When it comes to American liberty and prosperity, Yeonmi Park knows what we’ve got, and she knows what it will be like if we lose it. Park grew up in North Korea amid a destitution so complete that she scrounged for bugs to supplement her diet and a culture of intimidation so intense that she learned to behave as if the Dear Leader could read her mind. She then suffered sexual slavery in China before escaping to freedom in South Korea.
Now a U.S. citizen, Park’s new book While Time Remains: A North Korean Defector’s Search for Freedom in America (Threshold Editions 2023) tells about her shock at finding a powerful “social justice” movement in America that would lead this nation to become like the country of her birth.
Park’s journey led her to Columbia University, where students learned to repeat woke teachings to get good grades. She writes of speaking to elite gatherings where interest in her story quickly waned when she asked attendees to raise awareness about the horrors of North Korea and China. What she learned about America’s schools appalled her: “How did we get to the point where American children and North Korean children are being fed fairly similar propaganda about the United States?”
While Park writes with deep insights, her views are not always Biblical.
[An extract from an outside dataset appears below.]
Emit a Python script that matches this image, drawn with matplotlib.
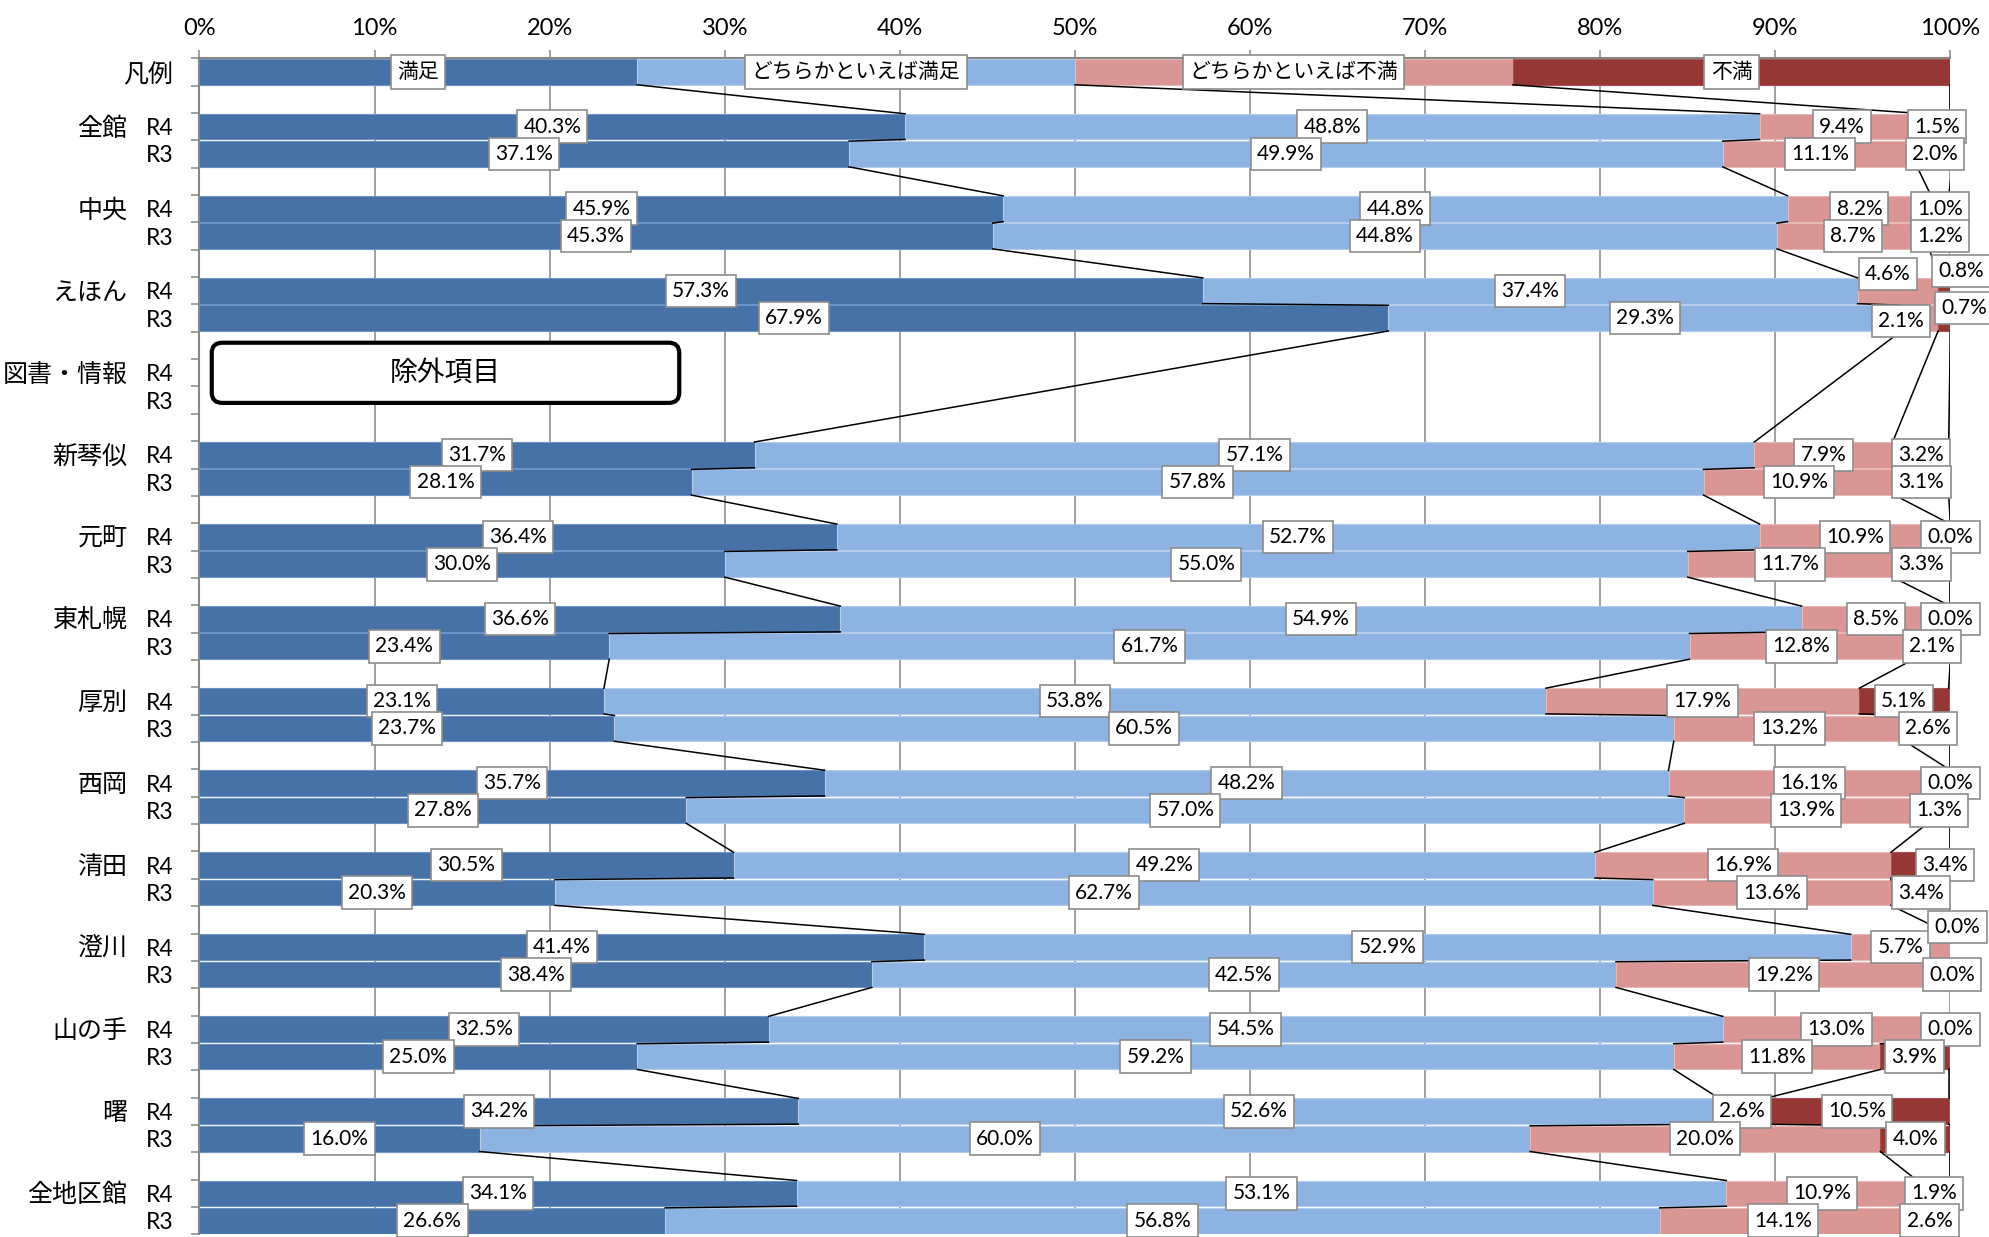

She writes that it’s important to be “authentically you,” and she thinks “almost all people are truly good at heart,” which, if true, would render unnecessary any separation of powers in government. Despite her experiences on the receiving end of human depravity, she doesn’t seem to think of humans as sinners who need a Savior.
But she writes powerfully about gratitude as a key to happiness, and about how much it is missing among woke activists. They can only see America’s sins (real and imagined) but not its systemic strengths: “They don’t appreciate how fragile their freedom is, how precious their system of government, how rare their way of life.”
Yeonmi Park, however, knows. Her book is an important warning.